O desaquecimento mal afeta o mundo de emprego e salário —em geral, essa mudança aparece mais tarde no ciclo econômico, talvez em 2026. Por outro lado, um aumento da execução orçamentária neste resto de 2025 daria algum gás à atividade econômica.

O gasto federal no primeiro semestre aumentou 2,4%, em termos reais (ante a primeira metade de 2024). No ano passado, crescera 10,5%. A aprovação tardia do Orçamento, o parcelamento mais rigoroso do gasto ao longo do ano, a postergação do pagamento de precatórios e o temor de receita menor pesaram na execução da despesa que o governo ainda controla (discricionária). Foi o caso em saúde e educação, Bolsa Família (por revisões), investimento e, por tabela, em emendas.

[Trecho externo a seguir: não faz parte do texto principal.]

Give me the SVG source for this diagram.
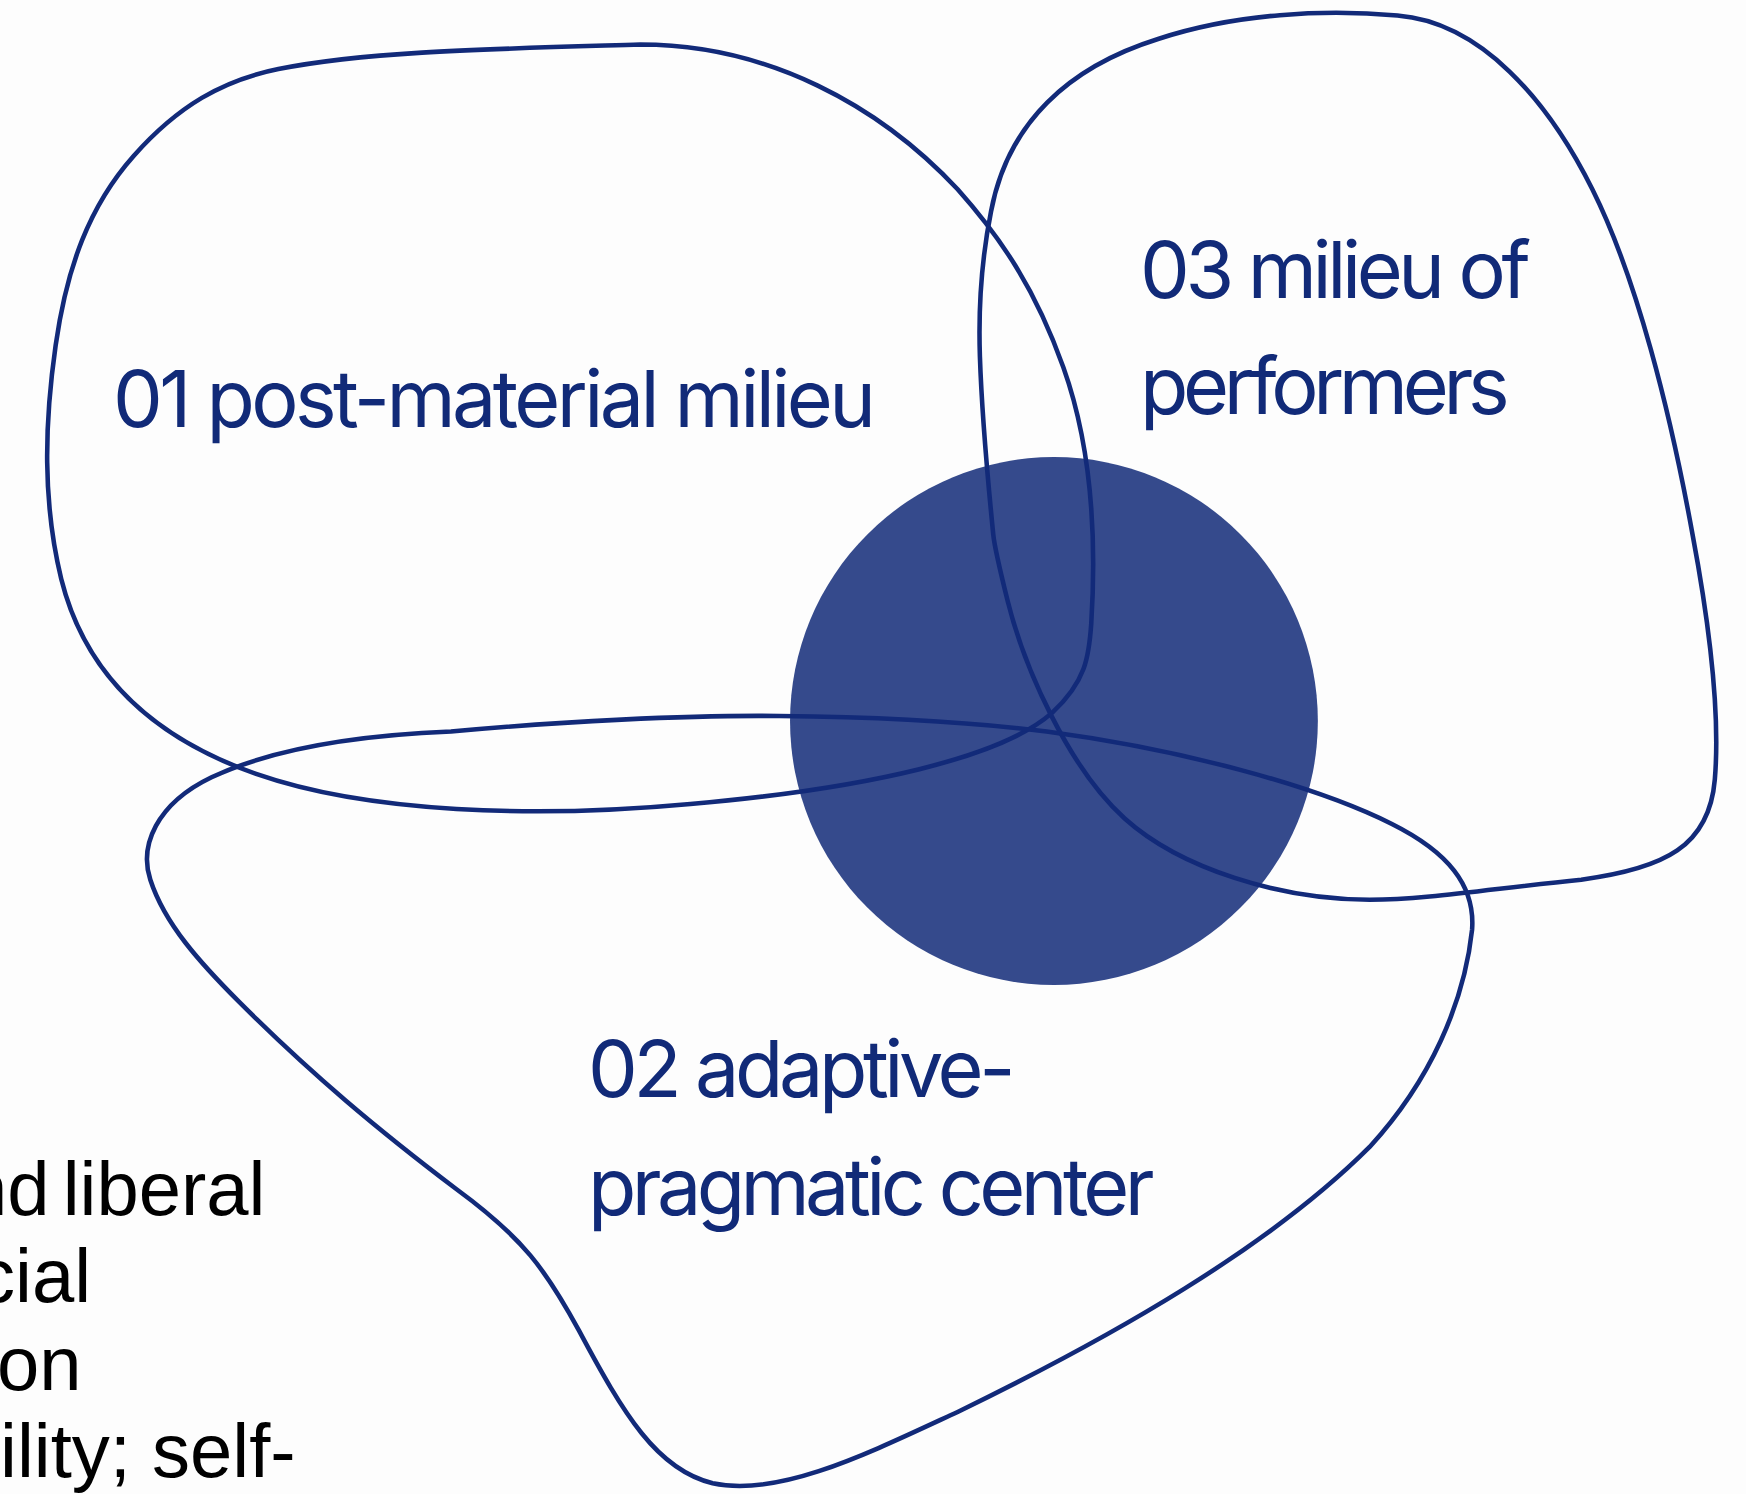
<svg xmlns="http://www.w3.org/2000/svg" width="1746" height="1494" viewBox="0 0 1746 1494">
<style>
.outline{fill:none;stroke:#122a79;stroke-width:4.1;stroke-linejoin:round}
.lbl{font-family:Inter,"Noto Sans",sans-serif;font-size:79px;letter-spacing:-4.4px;fill:#112a78}
.body{font-family:"Liberation Sans",Arial,sans-serif;font-size:76px;fill:#000}
</style>
<rect width="1746" height="1494" fill="#fdfdfd"/>
<g id="center-core" transform="scale(1.11352)">
<circle cx="946.5" cy="647.5" r="237" fill="#354a8c"/>
</g>
<g id="milieu-01">
<path class="outline" transform="scale(1.11352)" d="M575 40 C440 44 330 46 250 62 C200 72 160 95 120 140 C80 185 60 240 50 310 C40 380 38 450 55 520 C75 600 130 660 230 695 C330 730 480 735 620 722 C780 708 900 680 945 640 C975 612 978 590 980 560 C985 480 980 400 955 330 C930 260 900 215 860 170 C790 95 690 40 575 40 Z"/>
<text class="lbl" x="113" y="427" style="letter-spacing:-3.6px">01 post-material milieu</text>
</g>
<g id="milieu-03">
<path class="outline" transform="scale(1.11352)" d="M1255 14 C1330 20 1390 90 1430 170 C1470 250 1500 370 1520 480 C1535 560 1545 640 1540 700 C1535 760 1495 780 1420 790 C1340 798 1280 808 1230 808 C1150 808 1060 780 1010 735 C960 690 920 600 905 540 C895 500 893 490 892 480 C888 440 882 380 880 320 C878 260 884 220 890 190 C905 110 960 60 1040 35 C1110 12 1190 8 1255 14 Z"/>
<text class="lbl" x="1140" y="298">03 milieu of</text>
<text class="lbl" x="1140" y="414" style="letter-spacing:-5.3px">performers</text>
</g>
<g id="milieu-02">
<path class="outline" transform="scale(1.11352)" d="M405 657 C500 648 620 642 700 643 C800 644 870 648 940 657 C1060 673 1180 705 1250 740 C1300 765 1325 795 1322 835 C1315 900 1285 970 1230 1030 C1140 1120 1000 1200 860 1268 C780 1305 700 1345 640 1332 C590 1320 560 1270 520 1195 C490 1140 470 1112 410 1068 C340 1015 280 965 215 900 C180 865 148 830 135 790 C125 760 140 722 190 698 C250 670 330 660 405 657 Z"/>
<text class="lbl" x="588" y="1097">02 adaptive-</text>
<text class="lbl" x="588" y="1215" style="letter-spacing:-4.6px">pragmatic center</text>
</g>
<g id="description">
<text class="body" x="-35" y="1215" word-spacing="-8">nd liberal</text>
<text class="body" x="-23" y="1302">cial</text>
<text class="body" x="-3" y="1390">on</text>
<text class="body" x="0" y="1477">ility; self-</text>
</g>
</svg>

Além da pressão do STF para limitar a mutreta, menos dinheiro para emendas explica em parte revoltas no Congresso. O outro assunto parlamentar central é a mudança de foro de julgamento. Emendas, a tentativa de fugir da Justiça, regulação de “big techs” e, claro, a insurreição permanente dos golpistas dominam o cenário.

Em resumo, conviria não esquecer o efeito político do ruído de fundo da economia.